The movie stars Denzel Washington in the role of Navy psychiatrist Jerome Davenport, and Derek Luke as angry Navy seaman Antwone Fisher. It was Luke's first movie role. He's good as Fisher, a young man who has experienced a tragic and seemingly endless amount of pain in his life. Fisher never knew his father (he was murdered before Fisher was born), was abandoned by his no-good mother, and was adopted by mean foster parents (who unfortunately serve the movie as your stereotypically hypocritical Christians - ugh!!).
Most of the film revolves around the relationship between Fisher and Davenport, who moves from being Fisher's shrink to becoming the father he never had. There are many touching moments as Davenport relentlessly pursues Fisher's heart and helps him open up to his painful past. I was reminded of my own journey of exploring places of brokenness and pain in my life, although thank God I never went through anything like the crap Fisher did.
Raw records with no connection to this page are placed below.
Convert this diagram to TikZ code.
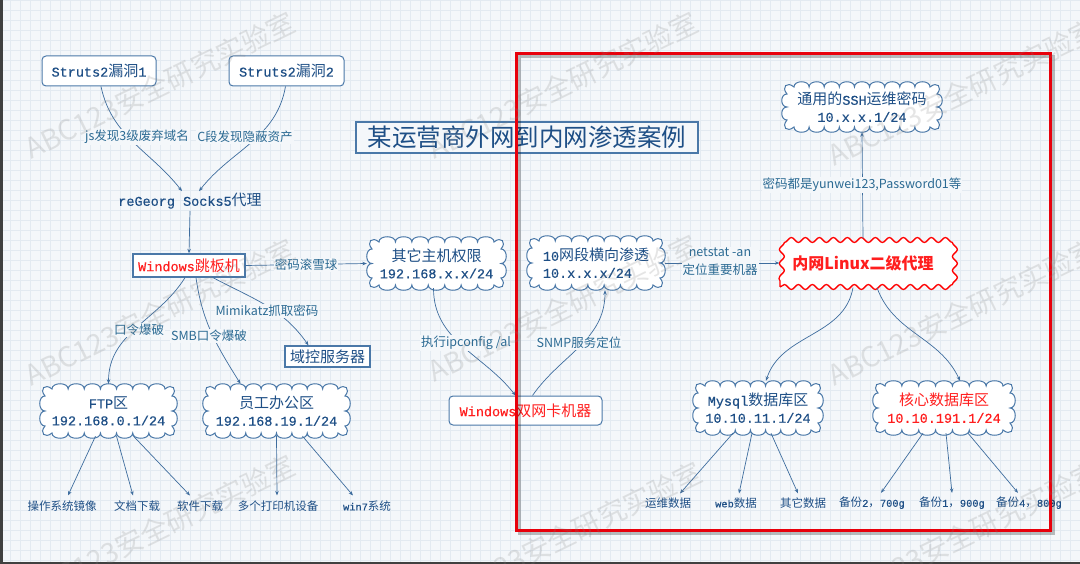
\documentclass[tikz,border=0pt]{standalone}
\usepackage{fontspec}
\setmainfont{Noto Sans CJK SC}
\newfontfamily\mn[Scale=0.9, FakeBold=0.4]{Liberation Mono}
\newcommand\M[1]{{\mn #1}}
\usetikzlibrary{decorations.pathmorphing,arrows.meta}
\definecolor{bgc}{HTML}{F4F7FA}
\definecolor{gridc}{HTML}{E3EAF1}
\definecolor{bordc}{HTML}{4A78A8}
\definecolor{txtc}{HTML}{1E4F86}
\definecolor{labc}{HTML}{2B6A93}
\definecolor{linec}{HTML}{3E6D9E}
\definecolor{redt}{HTML}{FF1E1E}
\definecolor{framec}{HTML}{E8000B}
\tikzset{
  arr/.style={draw=linec, line width=0.7pt, -{Stealth[length=4.5pt,width=3.5pt]}},
  rbox/.style={draw=bordc, line width=1pt, rounded corners=4pt, fill=white, text=txtc,
    font=\fontsize{15}{17}\selectfont, inner sep=0pt},
  sbox/.style={draw=bordc, line width=1.3pt, fill=white, text=txtc,
    font=\fontsize{15}{17}\selectfont, inner sep=0pt},
  cloudn/.style={rectangle, text=txtc, align=center, font=\fontsize{15}{17}\selectfont, inner sep=0pt},
  cloudline/.style={draw=bordc, line width=1pt, fill=white},
  lab/.style={text=labc, font=\fontsize{12.5}{18}\selectfont, fill=bgc, inner sep=1pt, align=center},
  leaf/.style={text=txtc, font=\fontsize{11.5}{13}\selectfont, inner sep=1pt},
  wm/.style={text=gray, opacity=0.2, rotate=26, font=\fontsize{28}{30}\selectfont},
}
% cloud outline: centre x, centre y, width, height
\newcommand\cloudbg[4]{%
  \pgfmathsetmacro\xa{#1-#3/2}\pgfmathsetmacro\xb{#1+#3/2}%
  \pgfmathsetmacro\ya{#2-#4/2}\pgfmathsetmacro\yb{#2+#4/2}%
  \pgfmathtruncatemacro\nx{round((#3-24)/16)}%
  \pgfmathsetmacro\dx{(#3-24)/\nx}%
  \pgfmathtruncatemacro\ny{max(1,round((#4-24)/14))}%
  \pgfmathsetmacro\dy{(#4-24)/\ny}%
  \path[cloudline] (\xa+12,\ya+5)
    \foreach \i in {1,...,\nx}{ .. controls +(0,-7) and +(0,-7) .. ++(\dx,0) }
    .. controls +(7,-6) and +(6,-7) .. (\xb-5,\ya+12)
    \foreach \i in {1,...,\ny}{ .. controls +(7,0) and +(7,0) .. ++(0,\dy) }
    .. controls +(6,7) and +(7,6) .. (\xb-12,\yb-5)
    \foreach \i in {1,...,\nx}{ .. controls +(0,7) and +(0,7) .. ++(-\dx,0) }
    .. controls +(-7,6) and +(-6,7) .. (\xa+5,\yb-12)
    \foreach \i in {1,...,\ny}{ .. controls +(-7,0) and +(-7,0) .. ++(0,-\dy) }
    .. controls +(-6,-7) and +(-7,-6) .. cycle;
}
\begin{document}
\begin{tikzpicture}[x=1pt,y=-1pt]
\useasboundingbox (0,0) rectangle (1080,564);
\fill[bgc] (0,0) rectangle (1080,564);
\foreach \i in {0,10,...,1080} \draw[gridc, line width=0.4pt] (\i,0) -- (\i,564);
\foreach \j in {0,10,...,560} \draw[gridc, line width=0.4pt] (0,\j) -- (1080,\j);
\fill[black!75] (0,0) rectangle (2.5,564);
\fill[black!75] (0,562) rectangle (1080,564);

% boxes
\node[rbox, minimum width=114pt, minimum height=30pt] (s1) at (99,71) {\M{Struts2}漏洞\M{1}};
\node[rbox, minimum width=115pt, minimum height=30pt] (s2) at (286.5,71) {\M{Struts2}漏洞\M{2}};
\node[text=txtc, font=\fontsize{15}{17}\selectfont, inner sep=2pt] (rg) at (190,201) {\M{reGeorg Socks5}代理};
\node[draw=bordc, line width=1.2pt, fill=bgc, text=txtc, font=\fontsize{24.5}{27}\selectfont,
  minimum width=342pt, minimum height=31pt, inner sep=0pt] (title) at (527,137.5) {某运营商外网到内网渗透案例};
\node[sbox, text=redt, minimum width=112pt, minimum height=23pt] (wj) at (189,265.5) {\M{Windows}跳板机};
\node[sbox, minimum width=85pt, minimum height=21pt] (dc) at (327.5,356.5) {域控服务器};
\node[rbox, text=redt, minimum width=153pt, minimum height=29pt] (wd) at (525.5,410.5) {\M{Windows}双网卡机器};

% clouds
\cloudbg{436.5}{263.5}{139}{53}
\node[cloudn, minimum width=139pt, minimum height=53pt] (oh) at (436.5,263.5) {其它主机权限\\\M{192.168.x.x/24}};
\cloudbg{596}{263}{138}{54}
\node[cloudn, align=left, minimum width=138pt, minimum height=54pt] (ten) at (596,263) {\M{10}网段横向渗透\\\M{10.x.x.x/24}};
\cloudbg{862}{107}{160}{50}
\node[cloudn, minimum width=160pt, minimum height=50pt] (ssh) at (862,107) {通用的\M{SSH}运维密码\\\M{10.x.x.1/24}};
\cloudbg{108.5}{411}{137}{54}
\node[cloudn, minimum width=137pt, minimum height=54pt] (ftp) at (108.5,411) {\M{FTP}区\\\M{192.168.0.1/24}};
\cloudbg{276.5}{411}{147}{54}
\node[cloudn, minimum width=147pt, minimum height=54pt] (staff) at (276.5,411) {员工办公区\\\M{192.168.19.1/24}};
\cloudbg{758}{408}{130}{54}
\node[cloudn, minimum width=130pt, minimum height=54pt] (my) at (758,408) {\M{Mysql}数据库区\\\M{10.10.11.1/24}};
\cloudbg{944}{408}{142}{54}
\node[cloudn, text=redt, minimum width=142pt, minimum height=54pt] (core) at (944,408) {核心数据库区\\\M{10.10.191.1/24}};

\node[draw=red, line width=1.3pt, fill=white, decorate, decoration={snake, segment length=14pt, amplitude=2.5pt},
  minimum width=166pt, minimum height=48pt, text=redt, font=\bfseries\fontsize{16}{18}\selectfont] (lx) at (863,263) {内网Linux二级代理};

\node[leaf] (l1) at (62,506) {操作系统镜像};
\node[leaf] (l2) at (137,506) {文档下载};
\node[leaf] (l3) at (200,506) {软件下载};
\node[leaf] (l4) at (278,506) {多个打印机设备};
\node[leaf] (l5) at (367,506) {\M{win7}系统};
\node[leaf] (m1) at (668,503) {运维数据};
\node[leaf] (m2) at (736,503) {\M{web}数据};
\node[leaf] (m3) at (803,503) {其它数据};
\node[leaf] (c1) at (872,503) {备份\M{2}，\M{700g}};
\node[leaf] (c2) at (952,503) {备份\M{1}，\M{900g}};
\node[leaf] (c3) at (1029,503) {备份\M{4}，\M{800g}};

% edges
\draw[arr] ([xshift=2pt]s1.south) to[out=-78,in=128] ([xshift=-8pt]rg.north);
\draw[arr] ([xshift=-1pt]s2.south) to[out=-100,in=52] ([xshift=9pt]rg.north);
\draw[arr] (rg.south) -- (wj.north);
\draw[arr] (wj.east) -- (oh.west);
\draw[arr] ([xshift=24pt]wj.south) to[out=-28,in=125] ([xshift=-19pt]dc.north);
\draw[arr] ([xshift=-4pt]wj.south) to[out=-122,in=90] (ftp.north);
\draw[arr] ([xshift=7pt]wj.south) to[out=-82,in=122] ([xshift=-36pt]staff.north);
\draw[arr] ([xshift=-3pt,yshift=2pt]oh.south) to[out=-90,in=128] ([xshift=-10pt]wd.north);
\draw[arr] ([xshift=7pt]wd.north) to[out=55,in=-90] ([xshift=9pt]ten.south);
\draw[arr] (ten.east) -- (lx.west);
\draw[arr] (lx.north) -- (ssh.south);
\draw[arr] ([xshift=-10pt]lx.south) to[out=-100,in=72] ([xshift=8pt]my.north);
\draw[arr] ([xshift=14pt]lx.south) to[out=-70,in=115] ([xshift=16pt]core.north);

\draw[arr] ([xshift=-13pt,yshift=2pt]ftp.south) -- ([xshift=6pt,yshift=4pt]l1.north);
\draw[arr] ([xshift=8pt,yshift=2pt]ftp.south) -- ([xshift=-4pt,yshift=4pt]l2.north);
\draw[arr] ([xshift=25pt,yshift=2pt]ftp.south) -- ([xshift=-10pt,yshift=4pt]l3.north);
\draw[arr] ([xshift=0pt,yshift=2pt]staff.south) -- ([xshift=-1pt,yshift=4pt]l4.north);
\draw[arr] ([xshift=26pt,yshift=2pt]staff.south) -- ([xshift=-14pt,yshift=4pt]l5.north);
\draw[arr] ([xshift=-25pt,yshift=2pt]my.south) -- ([xshift=12pt,yshift=3pt]m1.north);
\draw[arr] ([xshift=-6pt,yshift=2pt]my.south) -- ([xshift=3pt,yshift=3pt]m2.north);
\draw[arr] ([xshift=13pt,yshift=2pt]my.south) -- ([xshift=-5pt,yshift=3pt]m3.north);
\draw[arr] ([xshift=-21pt,yshift=2pt]core.south) -- ([xshift=9pt,yshift=3pt]c1.north);
\draw[arr] ([xshift=2pt,yshift=2pt]core.south) -- ([xshift=0pt,yshift=3pt]c2.north);
\draw[arr] ([xshift=24pt,yshift=2pt]core.south) -- ([xshift=-11pt,yshift=3pt]c3.north);

% edge labels
\node[lab] (t1) at (137,137) {js发现3级废弃域名};
\node[lab] (t2) at (245,137) {C段发现隐蔽资产};
\node[lab] (t3) at (306,265) {密码滚雪球};
\node[lab] (t4) at (267,311) {Mimikatz抓取密码};
\node[lab] (t5) at (139,330) {口令爆破};
\node[lab] (t6) at (209,336) {SMB口令爆破};
\node[lab] (t7) at (466,343) {执行ipconfig /al};
\node[lab] (t8) at (579,343) {SNMP服务定位};
\node[lab] (t9) at (720,262) {netstat -an\\定位重要机器};
\node[lab] (t10) at (862,185) {密码都是yunwei123,Password01等};

% red frame
\draw[black, opacity=0.25, line width=3pt] (519,57) rectangle (1053,533);
\draw[framec, line width=3pt] (516,54) rectangle (1050,530);

% watermarks
\foreach \cx/\cy [count=\k] in {160/85, 563/85, 963/92, 160/312, 563/308, 963/312, 160/528, 567/535, 965/535}
  \node[wm] (wm\k) at (\cx,\cy) {ABC123安全研究实验室};
\end{tikzpicture}
\end{document}
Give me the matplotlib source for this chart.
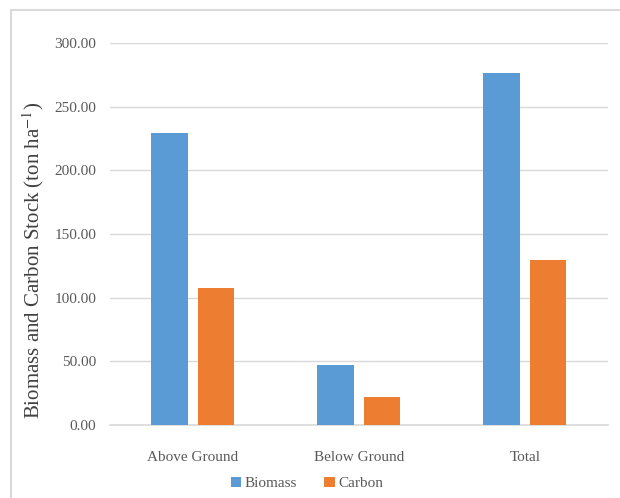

There's a wonderful scene at the very beginning of the movie. Fisher as a forlorn little boy is standing in a field gazing at a barn. The doors of the barn slowly open, and inside are dozens of people waiting for him to come in. Fisher sees a long table laden with food of every description - food he's been deprived of. All these people the boy has never met are smiling at him, beckoning him inside. Then as the boy comes into the barn they touch him and hug him and clap for him and laugh with him. There's a big celebration as Antwone Fisher, who never knew love, is swarmed by people who are proud of him and enjoy him.
I don't think I've ever seen a better movie illustration of heaven than that one.
Despite this and other good scenes, I didn't just love Antwone Fisher. For one thing, I'm not a big fan of Denzel Washington, who also directed the movie. I feel like he's exactly the same character in every film he's in. Also, it had the look and feel of a made-for-TV movie for me, almost like something you'd see on the Lifetime Channel. The orchestral music throughout was just terrible, in my opinion, and made things way too syrupy sweet. I would have liked the movie better if it had been more raw. To really depict Antwone Fisher's life accurately, it probably should have been an R-rated movie.
Aside from that, as a sanitized version of a life that is broken and redeemed by unconditional love, Antwone Fisher serves it up quite well.